L’étude des représentations, à laquelle Simard se livre dans la seconde partie, montre qu’autant l’opposition que l’accord entre les intervenants à Montmorency rendent possible son développement. Cette constatation lui permet d’étayer les différentes transformations vécues par Montmorency, de même que les adaptations auxquelles elle fut confrontée à partir de 1950. C’est ainsi que la recherche d’aspirations plus élevées chez la population, les changements sociodémographiques (entre autres, la forte densité de la population et l’exode des jeunes) et le déclin industriel (notamment la fermeture de la Dominion Textile en 1986) pour ne fournir que quelques exemples, entraînent un affaiblissement identitaire. Le creux économique associé à l’émergence du rôle de banlieue de la ville entraînent des modifications dans sa structure. Montmorency doit faire face à des choix pour survivre (différentes fusions, création de la CODEM). Certaines des initiatives comme l’exploitation commerciale, à des fins touristiques, de la chute Montmorency parviennent peu à stimuler les habitants dans la recherche d’un renouveau identitaire. Bien au contraire, elles ne font qu’affermir leur sentiment de dépossession par rapport à ce qui faisait partie de leur communauté.

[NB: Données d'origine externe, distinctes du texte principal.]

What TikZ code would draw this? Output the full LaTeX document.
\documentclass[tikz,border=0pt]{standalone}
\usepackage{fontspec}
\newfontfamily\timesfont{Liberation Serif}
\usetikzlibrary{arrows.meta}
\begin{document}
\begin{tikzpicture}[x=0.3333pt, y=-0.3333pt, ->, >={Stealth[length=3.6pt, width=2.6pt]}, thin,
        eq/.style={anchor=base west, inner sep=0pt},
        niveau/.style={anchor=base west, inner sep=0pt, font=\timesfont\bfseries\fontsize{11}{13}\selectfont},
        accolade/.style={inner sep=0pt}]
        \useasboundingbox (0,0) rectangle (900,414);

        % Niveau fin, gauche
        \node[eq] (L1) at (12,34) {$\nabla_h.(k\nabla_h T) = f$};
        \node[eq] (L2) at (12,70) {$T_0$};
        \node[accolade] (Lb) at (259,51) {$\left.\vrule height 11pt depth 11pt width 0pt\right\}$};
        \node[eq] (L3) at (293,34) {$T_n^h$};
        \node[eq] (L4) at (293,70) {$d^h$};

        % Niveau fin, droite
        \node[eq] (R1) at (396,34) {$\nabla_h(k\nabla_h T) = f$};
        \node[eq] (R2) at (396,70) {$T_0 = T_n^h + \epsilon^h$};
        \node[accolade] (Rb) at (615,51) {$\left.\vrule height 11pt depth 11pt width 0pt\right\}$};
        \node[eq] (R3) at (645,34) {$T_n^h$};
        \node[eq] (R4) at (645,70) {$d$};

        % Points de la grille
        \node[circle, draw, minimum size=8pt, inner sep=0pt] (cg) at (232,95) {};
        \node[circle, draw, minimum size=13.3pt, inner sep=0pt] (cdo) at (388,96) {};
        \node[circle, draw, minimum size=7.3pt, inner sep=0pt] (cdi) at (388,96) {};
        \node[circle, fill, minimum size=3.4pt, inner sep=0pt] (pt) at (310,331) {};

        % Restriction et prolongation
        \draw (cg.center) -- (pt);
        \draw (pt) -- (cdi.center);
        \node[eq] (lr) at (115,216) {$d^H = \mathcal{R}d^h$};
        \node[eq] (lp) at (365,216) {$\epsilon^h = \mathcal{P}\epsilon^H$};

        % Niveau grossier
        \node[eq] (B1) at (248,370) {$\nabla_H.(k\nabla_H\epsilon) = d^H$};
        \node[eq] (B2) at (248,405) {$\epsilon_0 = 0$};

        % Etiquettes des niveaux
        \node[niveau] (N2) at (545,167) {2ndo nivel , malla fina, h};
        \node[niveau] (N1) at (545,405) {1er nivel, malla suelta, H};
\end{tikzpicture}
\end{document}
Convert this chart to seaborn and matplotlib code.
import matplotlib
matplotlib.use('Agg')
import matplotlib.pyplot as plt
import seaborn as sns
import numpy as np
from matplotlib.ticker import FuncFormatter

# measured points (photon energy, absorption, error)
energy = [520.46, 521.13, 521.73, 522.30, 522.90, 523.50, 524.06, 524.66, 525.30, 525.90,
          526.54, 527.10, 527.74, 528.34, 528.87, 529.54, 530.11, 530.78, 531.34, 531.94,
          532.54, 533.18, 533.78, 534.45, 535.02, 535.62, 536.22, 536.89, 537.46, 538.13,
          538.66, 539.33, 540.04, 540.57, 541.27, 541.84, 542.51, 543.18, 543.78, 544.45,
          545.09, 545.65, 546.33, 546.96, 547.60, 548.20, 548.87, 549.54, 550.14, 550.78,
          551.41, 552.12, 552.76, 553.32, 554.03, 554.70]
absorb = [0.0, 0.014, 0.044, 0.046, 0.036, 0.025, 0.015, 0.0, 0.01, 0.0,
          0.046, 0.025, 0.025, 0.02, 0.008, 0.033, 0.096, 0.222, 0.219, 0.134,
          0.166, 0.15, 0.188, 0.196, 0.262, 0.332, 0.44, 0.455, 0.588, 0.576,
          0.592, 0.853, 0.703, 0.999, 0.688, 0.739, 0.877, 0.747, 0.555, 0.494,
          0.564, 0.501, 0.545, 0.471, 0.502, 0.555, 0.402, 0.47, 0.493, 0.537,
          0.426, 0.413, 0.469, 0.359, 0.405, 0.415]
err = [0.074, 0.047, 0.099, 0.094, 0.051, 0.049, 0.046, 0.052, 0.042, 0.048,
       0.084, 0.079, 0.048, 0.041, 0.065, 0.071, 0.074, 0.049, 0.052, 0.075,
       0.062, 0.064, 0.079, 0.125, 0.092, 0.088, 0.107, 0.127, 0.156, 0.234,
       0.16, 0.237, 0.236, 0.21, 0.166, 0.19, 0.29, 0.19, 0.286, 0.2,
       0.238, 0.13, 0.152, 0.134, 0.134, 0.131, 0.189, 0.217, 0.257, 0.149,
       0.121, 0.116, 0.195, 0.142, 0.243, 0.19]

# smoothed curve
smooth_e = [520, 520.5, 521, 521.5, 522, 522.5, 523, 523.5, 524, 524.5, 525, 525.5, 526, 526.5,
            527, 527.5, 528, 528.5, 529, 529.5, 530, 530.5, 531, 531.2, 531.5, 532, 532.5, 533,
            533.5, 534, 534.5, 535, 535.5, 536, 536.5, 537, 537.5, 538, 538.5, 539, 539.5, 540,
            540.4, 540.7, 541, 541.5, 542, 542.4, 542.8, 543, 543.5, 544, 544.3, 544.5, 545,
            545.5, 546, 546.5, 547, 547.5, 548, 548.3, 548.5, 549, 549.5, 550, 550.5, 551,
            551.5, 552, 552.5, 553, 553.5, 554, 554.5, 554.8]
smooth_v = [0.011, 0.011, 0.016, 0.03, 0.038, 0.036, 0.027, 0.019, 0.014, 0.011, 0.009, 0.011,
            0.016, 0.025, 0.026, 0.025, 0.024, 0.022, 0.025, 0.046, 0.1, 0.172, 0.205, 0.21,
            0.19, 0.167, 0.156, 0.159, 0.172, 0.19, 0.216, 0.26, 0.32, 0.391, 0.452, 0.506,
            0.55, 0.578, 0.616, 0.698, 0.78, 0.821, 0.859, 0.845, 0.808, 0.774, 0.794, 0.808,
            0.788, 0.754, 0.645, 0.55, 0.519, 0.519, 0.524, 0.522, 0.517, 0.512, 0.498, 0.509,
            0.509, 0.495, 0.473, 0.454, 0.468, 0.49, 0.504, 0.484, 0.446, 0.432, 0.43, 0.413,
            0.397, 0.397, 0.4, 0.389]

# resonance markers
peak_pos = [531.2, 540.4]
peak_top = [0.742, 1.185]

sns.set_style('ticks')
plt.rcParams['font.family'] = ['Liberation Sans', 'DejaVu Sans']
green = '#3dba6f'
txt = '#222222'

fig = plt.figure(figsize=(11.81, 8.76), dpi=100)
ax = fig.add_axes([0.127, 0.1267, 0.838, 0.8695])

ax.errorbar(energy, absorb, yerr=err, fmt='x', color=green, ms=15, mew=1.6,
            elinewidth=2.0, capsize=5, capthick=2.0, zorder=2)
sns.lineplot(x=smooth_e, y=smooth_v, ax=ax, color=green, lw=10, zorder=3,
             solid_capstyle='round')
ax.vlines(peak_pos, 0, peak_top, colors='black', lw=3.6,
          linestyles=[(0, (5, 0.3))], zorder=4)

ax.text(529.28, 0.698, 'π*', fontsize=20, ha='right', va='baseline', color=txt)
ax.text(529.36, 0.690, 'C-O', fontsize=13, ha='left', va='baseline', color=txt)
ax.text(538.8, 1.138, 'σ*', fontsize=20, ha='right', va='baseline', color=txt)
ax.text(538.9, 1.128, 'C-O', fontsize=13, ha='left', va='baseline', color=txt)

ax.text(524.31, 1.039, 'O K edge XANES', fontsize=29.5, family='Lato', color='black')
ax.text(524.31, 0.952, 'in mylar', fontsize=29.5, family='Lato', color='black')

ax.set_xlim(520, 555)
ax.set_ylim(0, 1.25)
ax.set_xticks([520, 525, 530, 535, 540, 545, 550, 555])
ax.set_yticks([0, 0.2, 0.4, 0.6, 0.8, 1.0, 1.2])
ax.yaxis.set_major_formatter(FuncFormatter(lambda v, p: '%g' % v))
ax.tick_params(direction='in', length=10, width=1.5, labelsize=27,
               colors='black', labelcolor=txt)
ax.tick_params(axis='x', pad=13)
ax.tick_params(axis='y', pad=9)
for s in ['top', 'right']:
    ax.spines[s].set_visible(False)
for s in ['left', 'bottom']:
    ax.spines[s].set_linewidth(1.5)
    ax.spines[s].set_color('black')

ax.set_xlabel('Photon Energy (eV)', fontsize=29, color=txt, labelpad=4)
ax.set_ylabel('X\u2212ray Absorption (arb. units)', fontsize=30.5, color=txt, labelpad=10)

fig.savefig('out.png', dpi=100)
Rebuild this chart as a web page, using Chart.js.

En somme, Simard démontre que le développement d’une ville et la formation de l’identité ne se font pas d’une manière linéaire. Aussi, la démonstration de l’auteur permet de juger de la persistance, longtemps après l’entrée dans l’ère industrielle, du caractère traditionnel de Montmorency.

Finalement, le travail de Simard présente un intérêt pour quiconque désire faire connaissance avec une ville, dans ses particularités mais aussi ses ressemblances avec d’autres centres industriels comme nous en retrouvons un peu partout au Québec. Une communauté dont le rythme et le développement se trouvent dictés par l’usine, donc par le quasi-monopole d’une industrie unique. Une communauté forte et fragile à la fois qui doit, pour assurer son avenir, tirer profit autant des dualités que des solidarités locales. Si l’ouvrage de l’auteur se démarque, c’est sur ce point précis.